We love ours! I have a flash bridle and a drop bridle and she always goes nicer in the drop and is much less argumental. I think the physiology of the mouth is important as it has an affect on the pressure on the edges of the mouth.


----------



## Nugget La Poneh (8 April 2013)

I can't think of a con - apart from when fitted wrong (either too loose or too low). Some bits don't fit well, but work roundable.

Nugz was rebacked in a fulmer with keepers and a drop to stop him from learning to open his mouth or fiddling with the bit excessively. He is now ridden in a loose ring, but still with the drop.

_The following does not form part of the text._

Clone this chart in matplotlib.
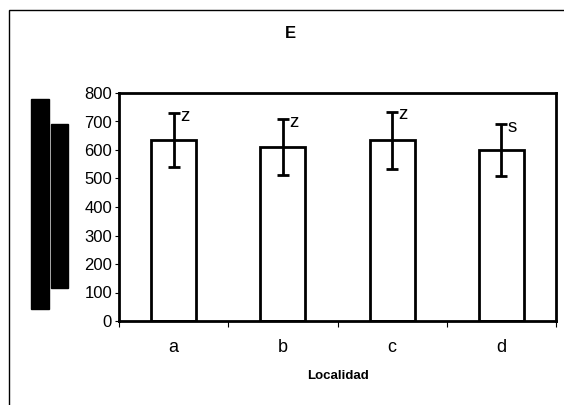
import matplotlib
matplotlib.use("Agg")
import matplotlib.pyplot as plt
from matplotlib.patches import Rectangle

plt.rcParams["font.family"] = ["Liberation Sans", "DejaVu Sans"]

# --- Data ---
sites = ["a", "b", "c", "d"]
means = [635, 610, 635, 600]
errors = [95, 98, 100, 92]
groups = ["z", "z", "z", "s"]
# ------------

fig = plt.figure(figsize=(5.64, 4.05), dpi=100)
ax = fig.add_axes([119 / 564, 84 / 405, 437 / 564, 228 / 405])

x = range(len(sites))
ax.bar(x, means, width=0.41, color="white", edgecolor="black", linewidth=2.0, zorder=2)
ax.errorbar(x, means, yerr=errors, fmt="none", ecolor="black",
            elinewidth=2.0, capsize=4.6, capthick=2.0, zorder=3)
for xi, m, e, g in zip(x, means, errors, groups):
    ax.text(xi + 0.06, m + e - 12, g, fontsize=13.5, ha="left", va="center")

ax.set_xlim(-0.5, len(sites) - 0.5)
ax.set_ylim(0, 800)
ax.set_yticks(range(0, 801, 100))
ax.set_xticks(x)
ax.set_xticklabels(sites)
ax.set_xticks([i - 0.5 for i in range(len(sites) + 1)], minor=True)
ax.tick_params(axis="x", which="major", length=0, labelsize=13, pad=13)
ax.tick_params(axis="x", which="minor", length=4, width=0.8, direction="out")
ax.tick_params(axis="y", length=3, width=0.8, labelsize=12, pad=2)
for s in ax.spines.values():
    s.set_linewidth(2.0)

ax.set_xlabel("Localidad", fontsize=9.5, fontweight="bold", labelpad=10)
fig.text(0.515, 0.918, "E", fontsize=12, fontweight="bold", ha="center", va="center")

# outer chart frame (extends past the right and bottom edges)
fig.add_artist(Rectangle((9 / 564, -0.05), 1.0, 1 - 10 / 405 + 0.05,
                         transform=fig.transFigure, fill=False,
                         edgecolor="black", linewidth=1.0))

# blacked-out y-axis title
fig.add_artist(Rectangle((31 / 564, 1 - 309 / 405), 18 / 564, 210 / 405,
                         transform=fig.transFigure, color="black"))
fig.add_artist(Rectangle((50.5 / 564, 1 - 288 / 405), 17.5 / 564, 164 / 405,
                         transform=fig.transFigure, color="black"))

fig.savefig("out.png", dpi=100)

If you don't need the cavesson part for a martingale then a drop is far more effective than a flash IMO.


----------



## TigerTail (8 April 2013)

They can be a buggar to fit actually - the one Iv got atm, second hand for £4 isnt a great fit, but difficult mare so wanted to see  if it suited at all before laying out on a new one!


----------



## YorksG (8 April 2013)

Very useful for a horse that likes something in its chin groove. My mare goes brilliaantly in a pelham, but obviously we can't use that for dressage, so I use a hanging cheek mullen mouth bit and a drop noseband,which she likes.


----------



## kezz86 (2 May 2013)

Hi all,

I'm looking to ditch my flash and had a drop on a previous horse which was really great for him.

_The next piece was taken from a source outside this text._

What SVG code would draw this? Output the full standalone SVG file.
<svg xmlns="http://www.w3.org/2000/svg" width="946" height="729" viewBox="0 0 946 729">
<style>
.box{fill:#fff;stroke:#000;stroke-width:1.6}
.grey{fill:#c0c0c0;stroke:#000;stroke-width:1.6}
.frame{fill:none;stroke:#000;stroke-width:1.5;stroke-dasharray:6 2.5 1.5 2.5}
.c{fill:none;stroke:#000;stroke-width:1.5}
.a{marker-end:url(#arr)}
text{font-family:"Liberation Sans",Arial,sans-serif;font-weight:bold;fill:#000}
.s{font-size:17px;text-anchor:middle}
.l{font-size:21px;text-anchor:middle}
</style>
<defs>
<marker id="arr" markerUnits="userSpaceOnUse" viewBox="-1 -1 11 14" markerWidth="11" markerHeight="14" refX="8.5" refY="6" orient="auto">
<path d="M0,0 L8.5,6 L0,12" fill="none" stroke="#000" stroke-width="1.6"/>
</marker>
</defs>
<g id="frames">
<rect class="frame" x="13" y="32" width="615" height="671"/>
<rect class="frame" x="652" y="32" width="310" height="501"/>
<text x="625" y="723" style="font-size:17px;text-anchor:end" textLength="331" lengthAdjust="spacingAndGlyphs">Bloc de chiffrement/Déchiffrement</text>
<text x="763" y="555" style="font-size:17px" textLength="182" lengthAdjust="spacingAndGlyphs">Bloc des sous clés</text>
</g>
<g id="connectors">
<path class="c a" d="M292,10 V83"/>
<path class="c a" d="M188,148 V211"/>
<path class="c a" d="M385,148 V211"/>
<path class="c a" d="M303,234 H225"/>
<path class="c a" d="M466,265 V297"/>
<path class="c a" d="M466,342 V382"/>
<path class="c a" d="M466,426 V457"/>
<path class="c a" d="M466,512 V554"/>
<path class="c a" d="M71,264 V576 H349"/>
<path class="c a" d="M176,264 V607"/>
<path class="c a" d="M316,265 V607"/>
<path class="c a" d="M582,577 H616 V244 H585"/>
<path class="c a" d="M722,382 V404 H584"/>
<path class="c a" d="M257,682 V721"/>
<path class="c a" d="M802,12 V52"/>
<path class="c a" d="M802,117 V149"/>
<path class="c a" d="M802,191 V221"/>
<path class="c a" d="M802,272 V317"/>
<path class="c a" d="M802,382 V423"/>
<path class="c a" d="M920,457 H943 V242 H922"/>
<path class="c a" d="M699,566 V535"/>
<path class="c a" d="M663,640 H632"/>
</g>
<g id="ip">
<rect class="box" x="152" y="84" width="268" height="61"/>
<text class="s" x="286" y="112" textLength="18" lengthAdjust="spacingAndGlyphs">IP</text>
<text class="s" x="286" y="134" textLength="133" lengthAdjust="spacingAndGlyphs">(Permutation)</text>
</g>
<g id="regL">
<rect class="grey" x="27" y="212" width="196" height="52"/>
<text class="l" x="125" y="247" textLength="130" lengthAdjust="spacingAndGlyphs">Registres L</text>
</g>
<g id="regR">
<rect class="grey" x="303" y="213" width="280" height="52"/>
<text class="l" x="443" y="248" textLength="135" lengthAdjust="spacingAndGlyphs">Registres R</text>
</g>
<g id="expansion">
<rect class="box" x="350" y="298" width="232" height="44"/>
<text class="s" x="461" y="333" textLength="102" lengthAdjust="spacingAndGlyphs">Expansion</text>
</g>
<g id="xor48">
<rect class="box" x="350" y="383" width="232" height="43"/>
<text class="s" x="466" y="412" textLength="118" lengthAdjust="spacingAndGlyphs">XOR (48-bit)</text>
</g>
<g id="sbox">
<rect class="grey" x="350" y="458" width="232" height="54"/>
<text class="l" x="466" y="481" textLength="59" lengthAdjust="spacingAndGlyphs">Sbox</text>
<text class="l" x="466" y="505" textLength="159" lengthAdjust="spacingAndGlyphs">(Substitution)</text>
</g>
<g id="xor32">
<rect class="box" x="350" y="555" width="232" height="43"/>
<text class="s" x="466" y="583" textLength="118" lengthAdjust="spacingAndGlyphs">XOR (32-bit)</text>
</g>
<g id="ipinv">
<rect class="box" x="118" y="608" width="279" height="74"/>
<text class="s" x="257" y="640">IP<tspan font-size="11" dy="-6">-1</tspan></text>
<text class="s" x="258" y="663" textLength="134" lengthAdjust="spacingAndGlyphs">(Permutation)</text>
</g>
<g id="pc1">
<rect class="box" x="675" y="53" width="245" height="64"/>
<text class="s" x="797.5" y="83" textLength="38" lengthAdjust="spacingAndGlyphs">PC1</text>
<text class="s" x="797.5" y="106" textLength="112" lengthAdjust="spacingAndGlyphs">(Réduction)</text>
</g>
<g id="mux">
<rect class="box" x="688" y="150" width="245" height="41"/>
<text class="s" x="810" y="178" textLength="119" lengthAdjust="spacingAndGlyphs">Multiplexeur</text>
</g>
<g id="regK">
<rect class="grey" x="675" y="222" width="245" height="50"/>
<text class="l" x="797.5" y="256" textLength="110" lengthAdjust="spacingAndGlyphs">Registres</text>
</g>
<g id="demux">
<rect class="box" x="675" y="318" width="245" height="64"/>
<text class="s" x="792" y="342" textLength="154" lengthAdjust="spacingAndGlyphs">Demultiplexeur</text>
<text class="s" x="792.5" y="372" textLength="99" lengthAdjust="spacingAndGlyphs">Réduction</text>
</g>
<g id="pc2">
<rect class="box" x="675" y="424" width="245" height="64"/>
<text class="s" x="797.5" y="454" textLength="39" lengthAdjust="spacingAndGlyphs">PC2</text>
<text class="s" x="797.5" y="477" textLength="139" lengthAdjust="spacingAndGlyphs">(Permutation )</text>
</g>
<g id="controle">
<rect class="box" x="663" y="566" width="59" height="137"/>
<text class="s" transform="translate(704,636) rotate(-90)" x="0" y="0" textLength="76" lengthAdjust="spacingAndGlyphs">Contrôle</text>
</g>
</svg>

Can anyone recommend a good brand of drop nose-band that actually comes up true to size?

Thanks!


----------



## Old Bat (2 May 2013)

The last one I bought was a Jeffries a long time ago and that seemed true to size, (and good quality but a bit pricy!)


----------



## kezz86 (2 May 2013)

Old Bat said:



			The last one I bought was a Jeffries a long time ago and that seemed true to size, (and good quality but a bit pricy!)
		
Click to expand...

Thanks!

I do think somethings are worth that "little bit" extra though.


----------



## ruby-two-shoes (6 July 2015)

Hi, I have found that my pony works very well in a grackle due to her twisting and dropping her jaw. She does this while misbehaving and the grackle stops her really well. I am aware that a grackle is not allowed in a dressage test and am wondering if a drop noseband would be a suitable replacement for this and if it isn't then what you think would be.
Thank you.


----------



## Cortez (6 July 2015)

ruby-two-shoes said:



			Hi, I have found that my pony works very well in a grackle due to her twisting and dropping her jaw. She does this while misbehaving and the grackle stops her really well. I am aware that a grackle is not allowed in a dressage test and am wondering if a drop noseband would be a suitable replacement for this and if it isn't then what you think would be.
Thank you.
		
Click to expand...

Hmm, unless the rules have changed the grakle noseband is allowed in dressage? The drop noseband has come full circle and I hope will once again replace the ubiquitous flash noseband. It was the most used noseband for young horses in dressage in the 70's & 80's, then the flash came in. Don't like the flash.


----------



## TheSylv007 (6 July 2015)

Cortez said:



			Hmm, unless the rules have changed the grakle noseband is allowed in dressage? The drop noseband has come full circle and I hope will once again replace the ubiquitous flash noseband. It was the most used noseband for young horses in dressage in the 70's & 80's, then the flash came in. Don't like the flash.
		
Click to expand...

I'm pretty the grackle isn't allowed in dressage - well none that I've done anyway.  I think they're allowed for eventing under BD rules - page 28 of the 2009 rules

53. Nosebands
It is obligatory to use a noseband. Either a drop, flash or cavesson noseband must be used with a snaffle
bridle. A cavesson noseband only must be used with a double bridle. Drop nosebands and flash straps
must lie in the chin groove. Grackle nosebands are permitted only for Eventing. Nosebands must not
cause discomfort.


----------



## milliepops (6 July 2015)

You're correct Sylv, 2015 rulebook has slightly different wording but same principle


----------



## Cortez (6 July 2015)

I stand corrected; havn't done "proper" dressage for yonks.


----------



## only_me (6 July 2015)

Cortez, grackles are allowed in eventing Ireland and dressage Ireland


----------



## lucemoose (7 July 2015)

Get a second hand drop, they are far more superior in fit than any recent make! Failing that Mark todd and a few other makers do adjustable ones


----------



## webble (7 July 2015)

lucemoose said:



			Get a second hand drop, they are far more superior in fit than any recent make! Failing that Mark todd and a few other makers do adjustable ones
		
Click to expand...

I have just bought a new bridle with an adjustable drop and its a much better option for adjusting the fit than a 'normal' drop


----------